特定行為の全てについて、現状で看護師が実施している例があるそうな。暗黙にね。もし「免許の限定解除」扱いにしてしまえば、現状実施しているところで少なくとも短期的に(おそらく中長期的にも)「やっていたことができなくなる」不便が生じます。だから研修受講者による業務独占とはしない。って、この特集に書かれてるんですよ。日本看護協会の機関誌で書いてあるわけですから、同協会のページにも。実は先ほどのFAQページにあるんです。しかしこちらはみなさん読まれますからね、巧妙に隠してますよ。

Q3. 特定看護師になるためには、どうすればよいですか。特定行為研修を修了すると、特定看護師になることができますか。

A3. 法律上、「特定看護師」という資格はありません。2011年に取りまとめられたチーム医療の推進に関する検討会報告書「チーム医療の推進について」において、「特定看護師(仮称)」の提案がされましたが、その後の議論を経て創設された「特定行為に係る看護師の研修制度」はあくまで研修制度であり、新たな資格をつくる制度ではありません。

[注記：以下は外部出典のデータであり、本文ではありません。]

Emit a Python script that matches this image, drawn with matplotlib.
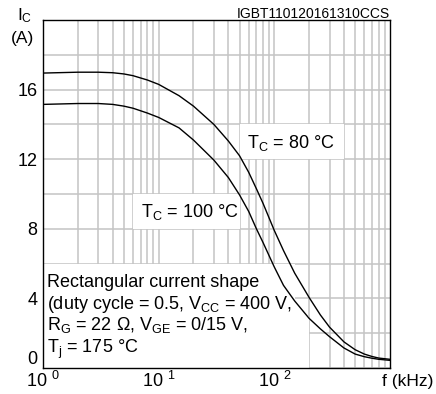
import matplotlib
matplotlib.use('Agg')
import matplotlib.pyplot as plt
from matplotlib.patches import Rectangle
from matplotlib.ticker import LogLocator, NullFormatter, FixedLocator

plt.rcParams['font.family'] = 'Liberation Sans'
plt.rcParams['mathtext.fontset'] = 'custom'
plt.rcParams['mathtext.rm'] = 'Liberation Sans'
plt.rcParams['mathtext.it'] = 'Liberation Sans:italic'
plt.rcParams['mathtext.bf'] = 'Liberation Sans:bold'

# switching frequency (kHz) and collector current (A)
freq = [1, 2, 3, 4, 5, 6, 8, 10, 15, 20, 30, 40, 50, 60, 70, 80, 100, 120, 150, 200, 250, 300, 400, 500, 600, 700, 800, 1000]
ic_80 = [16.95, 17.0, 17.0, 16.97, 16.9, 16.8, 16.55, 16.3, 15.65, 15.05, 14.0, 13.05, 12.2, 11.25, 10.3, 9.45,
         7.9, 6.75, 5.45, 4.05, 3.05, 2.35, 1.5, 1.05, 0.8, 0.66, 0.57, 0.5]
ic_100 = [15.15, 15.2, 15.2, 15.15, 15.05, 14.93, 14.65, 14.4, 13.8, 13.1, 11.95, 10.95, 9.95, 9.0, 8.0, 7.2,
          5.8, 4.75, 3.85, 2.85, 2.25, 1.8, 1.15, 0.8, 0.65, 0.56, 0.5, 0.44]

y_ticks = [0, 2, 4, 6, 8, 10, 12, 14, 16, 18]
y_labels = ['0', '', '4', '', '8', '', '12', '', '16', '']
x_ticks = [1, 10, 100]
x_labels = [r'10 $^{0}$', r'10 $^{1}$', r'10 $^{2}$']

fig = plt.figure(figsize=(4.36, 3.94), dpi=100)
ax = fig.add_axes([43/436, 1 - 368/394, 347/436, 348/394])

ax.plot(freq, ic_80, color='black', lw=1.0, zorder=3)
ax.plot(freq, ic_100, color='black', lw=1.0, zorder=3)

ax.set_xscale('log')
ax.set_xlim(1, 1000)
ax.set_ylim(0, 20)

ax.xaxis.set_major_locator(FixedLocator(x_ticks))
ax.set_xticklabels(x_labels)
ax.xaxis.set_minor_locator(LogLocator(base=10, subs=range(2, 10), numticks=20))
ax.xaxis.set_minor_formatter(NullFormatter())
ax.set_yticks(y_ticks)
ax.set_yticklabels(y_labels)
ax.get_yticklabels()[0].set_verticalalignment('bottom')  # "0" sits on the bottom edge
ax.tick_params(which='both', length=0, labelsize=13)
ax.tick_params(axis='x', pad=2)
ax.tick_params(axis='y', pad=4)

ax.set_axisbelow(True)
ax.grid(True, which='both', color='#c4c4c4', lw=1.1)
for s in ax.spines.values():
    s.set_linewidth(1.0)

# white label boxes covering the grid
for x0, x1, y0, y1 in [(50, 400, 12, 14), (6, 50, 8, 10), (1, 150, 0, 6), (1, 200, 0, 3)]:
    ax.add_patch(Rectangle((x0, y0), x1 - x0, y1 - y0, facecolor='white', edgecolor='none', zorder=1))

ax.text(58, 12.65, r'T$_\mathrm{C}$ = 80 °C', fontsize=13, zorder=4)
ax.text(7.1, 8.65, r'T$_\mathrm{C}$ = 100 °C', fontsize=13, zorder=4)
ax.text(1.08, 4.65, 'Rectangular current shape', fontsize=13, zorder=4)
ax.text(1.08, 3.41, r'(duty cycle = 0.5, V$_\mathrm{CC}$ = 400 V,', fontsize=13, zorder=4)
ax.text(1.08, 2.17, r'R$_\mathrm{G}$ = 22 Ω, V$_\mathrm{GE}$ = 0/15 V,', fontsize=13, zorder=4)
ax.text(1.08, 0.87, r'T$_\mathrm{j}$ = 175 °C', fontsize=13, zorder=4)

fig.text(25/436, 1 - 20.7/394, r'I$_\mathrm{C}$', fontsize=12.5, ha='center')
fig.text(22/436, 1 - 42.7/394, '(A)', fontsize=12.5, ha='center')
fig.text(390/436, 1 - 18.3/394, 'IGBT110120161310CCS', fontsize=10, ha='right')
fig.text(433/436, 1 - 386/394, 'f (kHz)', fontsize=12.5, ha='right')

fig.savefig('out.png', dpi=100)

「特定行為に係る看護師の研修制度」よくあるご質問 より)

アホか。甘ったれたことをやっているから医療業界は人々の信頼を得られないし、事実として事故をなくせないんじゃないのか。子供たちに夢見て医師を目指してもらわないときに、こんな体たらくでどうするんだよ。

んあ? 現状の実施で救われている命はどうするのかって? 移行期間を設けたらいいじゃないか。

政治としていろいろあることは察します。しかし、日本看護協会が堂々とこんなことを言っていいのか。反対するぐらいじゃなきゃいかんのではないか。永遠の17歳となった今も青い私は、訴えてしまうわけです。3年後、長いものに巻かれてたら笑ってやってくれ。

暗い気持ちになりながら次に行こうかと思ったのですが、ここまででだいぶ長いな。ってことで、続きはまた今度。さらにもう一杯二杯と飲みながら認めることとしましょう。

あ、気付いている人もいるかも知れませんが、ここまででとんでもない矛盾が1つあるんですよ。それについても次回ね。

nsns.hatenablog.com

*1:プロトコールだそうです。JISではプロトコルだけど、ここ、工業界じゃないから。

*2:従事者数としては看護師も足りないと言われていますが。こちらは免許がありながら従事していない人を引っ張り出そうとしています。